また、act はgo言語で書かれているので、ビルド環境を整えれば自分でビルドすることもできます。
詳細は公式の Installation をどうぞ。

▶ Installation https://nektosact.com/installation/index.html

実行する

リポジトリのルートディレクトリで、 act コマンドを使うことで実行できます。

どのようなCIが存在するかチェック

act --list

基本的な使い方は act [event name] です。例えば、以下のようにして、pushイベントを発火させます。

act push

わーお!これだけで GitHub Actions をローカルで動かせちゃうのね!

さらに詳しく

nektos/act は GitHub とは無関係なプロジェクトだということに注意が必要です。GitHub Actions を完全再現するわけではありませんし、GitHubと連携する機能もありません。

actions/checkout や actions/setup-node といった公開されているActionは動かすことができます。

他にもいくつか注意点がある。

ランナーについて

act は Docker に依存しているので、あらかじめホストマシンにDockerをインストールしておく必要があります。
初回起動時は、ランナーと呼ばれる専用の仮想環境をプロビジョニングする必要があり、以下のような選択肢が表示されて、ランナーを選択するように促されます。
見ての通り、Largeサイズは膨大なストレージが必要です。だいたいの用途では、Mediumで良いのではないでしょうか。
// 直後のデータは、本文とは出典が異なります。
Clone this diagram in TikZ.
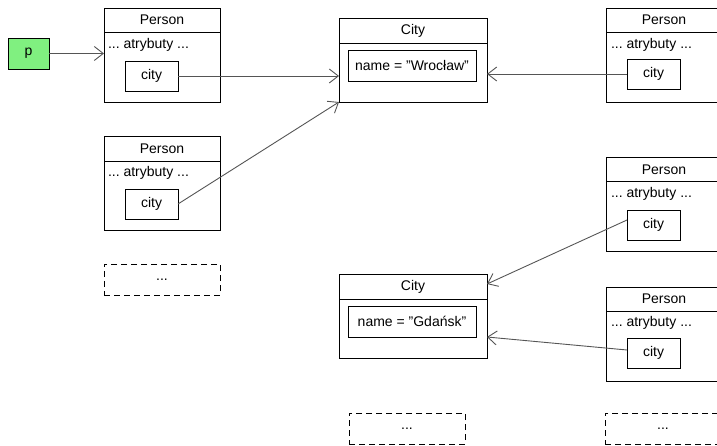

いずれの場合も、GitHub Actionsと差異がある可能性に注意です。

▶ 公式ドキュメント ランナー https://nektosact.com/usage/runners.html

プラットフォームについて

GitHub Actions は、x86_64環境の仮想マシン上で実行されます。一方、macOSは arm64環境ですので、注意が必要です。
本当に軽微なスクリプトなら気にしなくても良いですが、ビルドやテストなど、ジョブによってはプラットフォームが重要になってきます。
act に --container-architecture フラグを渡すことでランナーのアーキテクチャを指定することができます。例えば、x86_64環境でpushイベントを発火させるには、以下のようなコマンドを使います。

act push --container-architecture linux/amd64

これらのオプションフラグは、毎回指定するのが大変ですので、ファイルに格納しておくことも可能です。

環境変数について

上で触れた通り、actはGitHubと連携するわけではありませんので、GitHubの環境変数やシークレットに依存している場合は自分でactに渡してやる必要があります。
--var, --var-file, --secret, --secret-file といったオプションが存在しており、コマンドラインで直接変数を渡すか、.env形式のファイルから渡すことが出来ます。

ローカルにある.envファイルを渡す例です。

act push --secret-file .env

使えない機能も

開発が進むにつれてサポートされる機能が増えていく可能性がありますが、GitHubにあるいくつかの機能は使えません。

少し試した限り、ステップの概要(GITHUB_STEP_SUMMARY)や通知メッセージ(::notice)といった機能は作動しないようでした。これらは、レイヤーが違う、と言えましょう。

if による条件判定や、 uses を使った他ワークフローの呼び出しなど、基本的な機能には対応しています。

診断

act は、ローカルマシンのDockerで動作するので、これを利用して、ワークフローが思った通りに動かないときには、直接コンテナに乗り込んで診断することも可能です。例えば、ワークフロー内で run: sleep 1800 のようにして動きを止めたうえで以下のスクリプトを使うと、コンテナに入ることが出来ます。ただし、このシェルには環境変数が渡りません。

docker exec -it `docker ps | grep act | awk '{print $1}'` /bin/bash

actの活用

私がactのことを知ったきっかけとなった、Giteaも紹介。

私は趣味で家庭内Gitリポジトリを立てています。これには、セルフホスト版の Gitea を使っています。Giteaは、go言語で書かれたプライベートなGitHubのようなもので、とても小さいフットプリントで動作します。

▶ Gitea公式サイト https://about.gitea.com/

Gitea には、 Act Runner と呼ばれるCIの仕組みが組み込まれています。名前の通り内部では act が使われています。GiteaがそれにアクセスするためのUIを提供し、かなりGitHub Actionsに似たUI/UXになっています。

GitHub のセルフホステッドランナーのように、外部化されたランナーをGiteaに登録する仕組みになっています。

act_runner
(図: Giteaドキュメントより)
(上図で言う Act runner というのがGiteaのシステムで、RPCで本体と通信して、actを管理します。Docker API を使ってコンテナを作り出す仕組みで、Jobがactだと思います)

私は、趣味の家庭内IoT機器のポーリングや、ブログのビルドに利用しています。
実務では、セルフホスト要件が厳しいプロジェクトで、ビルドシステムを独自に構築したい場合、良い選択肢になると思います。

まとめ

nektos/act を使えば、GitHub Actions のワークフローをローカル環境で素早くテストでき、開発の効率が向上します。

ポイント:

  • GitHub Actions をローカルで実行できる
  • GitHub との違いに留意
  • 環境変数やシークレットを手動設定する必要あり

GitHub Actions を効率的に活用するために、ぜひ試してみてください!